I am normally a speech/audio processing engineer, so this is somewhat out
of my primary expertise area.
I have recently implemented the Reed Solomon error correction algorithm
and have gotten it to work for the following case: the roots of the
generator polynomial are in positions 1 through 2t, where t is the number
of errors. However, I implemented the case where the roots of the
generator polynomial start at n, where n > 1. I looked through many
library books and found a formula for finding the error values in only a
couple of books. The problem is that it does not work. I found errors in
several books concerning Reed Solomon, and there are a lot of details not
explained in most texts.
I am looking for reliable and accurate equations for finding the error
values when the generator polynomial roots start in a position greater
than
1.
When I implemented the case where the generator polynomial roots start in
position 1, you have the omega polynomial in the numerator and the
derivative of the sigma polynomial in the denominator. The coefficient
becomes 1. This works fine.
The forumla for the case of n > 1, is the same except the coefficient is
given as:
- alpha^(j(1-n))
where n is the index for the first root of the generator polynomial.

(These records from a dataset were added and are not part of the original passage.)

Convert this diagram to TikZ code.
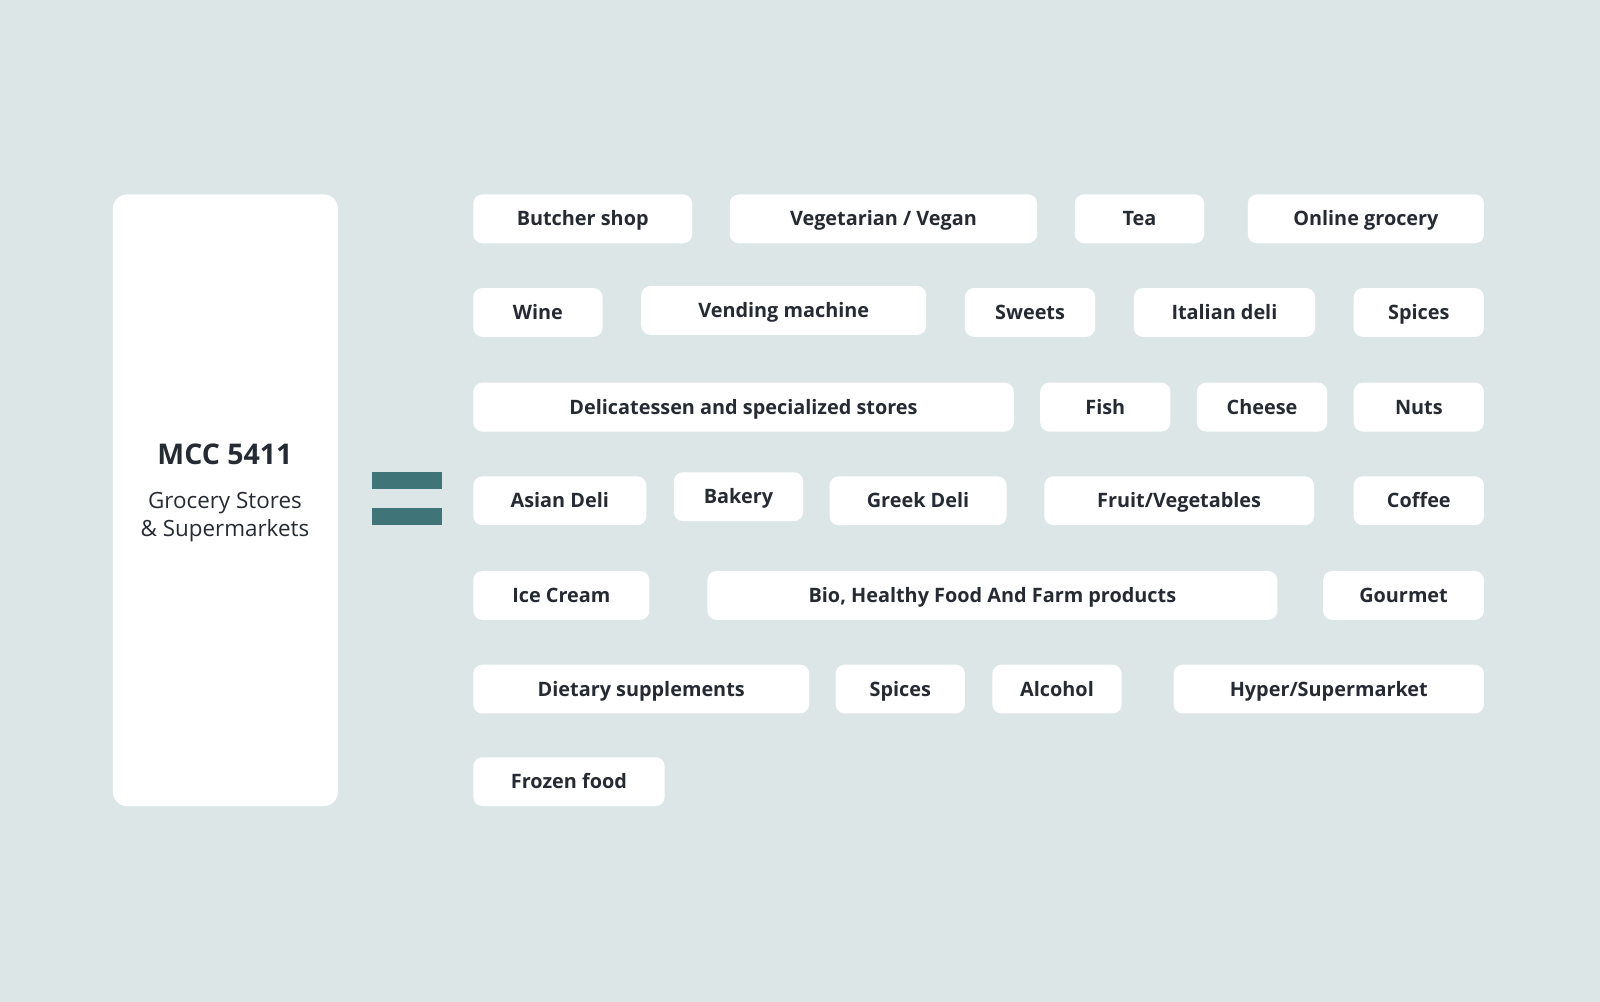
\documentclass[tikz,border=0pt]{standalone}
\usepackage{fontspec}
\setmainfont{Open Sans}
\usetikzlibrary{positioning}
\definecolor{pagebg}{HTML}{DDE6E7}
\definecolor{barteal}{HTML}{3F7578}
\definecolor{inktext}{HTML}{262B33}
\tikzstyle{tag} = [fill=white, rounded corners=9pt, minimum height=48pt,
    inner sep=0pt, text height=15pt, text depth=1pt, text=inktext,
    font=\fontsize{19.5}{22}\selectfont\bfseries]
\tikzstyle{panel} = [fill=white, rounded corners=14pt, inner sep=0pt]
\tikzstyle{bar} = [fill=barteal, inner sep=0pt, minimum width=69pt, minimum height=17pt]

\begin{document}
\begin{tikzpicture}[x=1pt, y=-1pt]
  % Page
  \fill [pagebg] (-2,-2) rectangle (1570,982);
  \useasboundingbox (0,0) rectangle (1568,980);

  % Left panel
  \node [panel, minimum width=221pt, minimum height=601pt] (mcc) at (219.5,489.5) {};
  \node [text=inktext, font=\fontsize{28}{32}\selectfont\bfseries] (code) at (219,444) {MCC 5411};
  \node [text=inktext, align=center, font=\fontsize{22}{27}\selectfont, inner sep=0pt] (name)
    at (219,506) {Grocery Stores\\\& Supermarkets};

  % Equals sign
  \node [bar] (eqtop) at (397.5,470) {};
  \node [bar] (eqbot) at (397.5,505.5) {};

  % Categories
  \foreach \id/\xa/\xb/\yc/\txt in {
      butcher/463/678/213/{Butcher shop}, vegan/715/1017/213/{Vegetarian / Vegan},
      tea/1054/1181/213/{Tea}, online/1224/1456/213/{Online grocery},
      wine/463/590/305/{Wine}, vending/628/908/303/{Vending machine},
      sweets/946/1074/305/{Sweets}, italian/1112/1290/305/{Italian deli},
      spicesa/1328/1456/305/{Spices},
      deli/463/994/398/{Delicatessen and specialized stores}, fish/1020/1148/398/{Fish},
      cheese/1174/1302/398/{Cheese}, nuts/1328/1456/398/{Nuts},
      asian/463/633/490/{Asian Deli}, bakery/660/787/486/{Bakery},
      greek/813/987/490/{Greek Deli}, fruit/1024/1289/490/{Fruit/Vegetables},
      coffee/1328/1456/490/{Coffee},
      icecream/463/636/583/{Ice Cream}, bio/693/1253/583/{Bio, Healthy Food And Farm products},
      gourmet/1298/1456/583/{Gourmet},
      dietary/463/793/675/{Dietary supplements}, spicesb/819/946/675/{Spices},
      alcohol/973/1100/675/{Alcohol}, hyper/1151/1456/675/{Hyper/Supermarket},
      frozen/463/651/766/{Frozen food}}
    \node [tag, minimum width=\xb pt-\xa pt] (\id) at ({(\xa+\xb)/2},\yc) {\txt};
\end{tikzpicture}
\end{document}
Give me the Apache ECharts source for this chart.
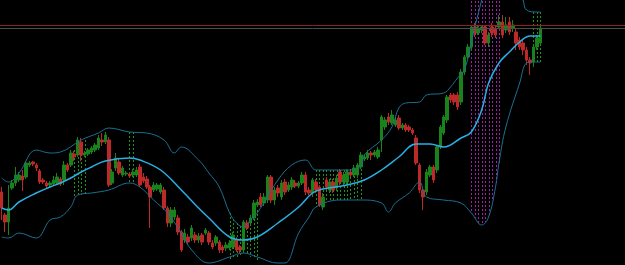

This doesn't work, as I am stress testing the algorithm over thousands of
randomly generated messages.
Thank you for any information, either formulas or books and articles or
code that clearly explain this.
I also have another question: we were asked to implement am (n,k) code,
but the particular values of n and K are not listed in any table of valid
BCH codes. The textbooks, however, refer to R-S as a type of BCH code.
Does this mean that R-S cannot work with these values of n and h? I have
a
specification in front of me with these values of n and k, and also the
AHA
website seems to have an implementation of it running online (without the
equations or source available). Is it possible to have an R-S decoder for
values of (n,k) that are not listed in the tables of BCH codes?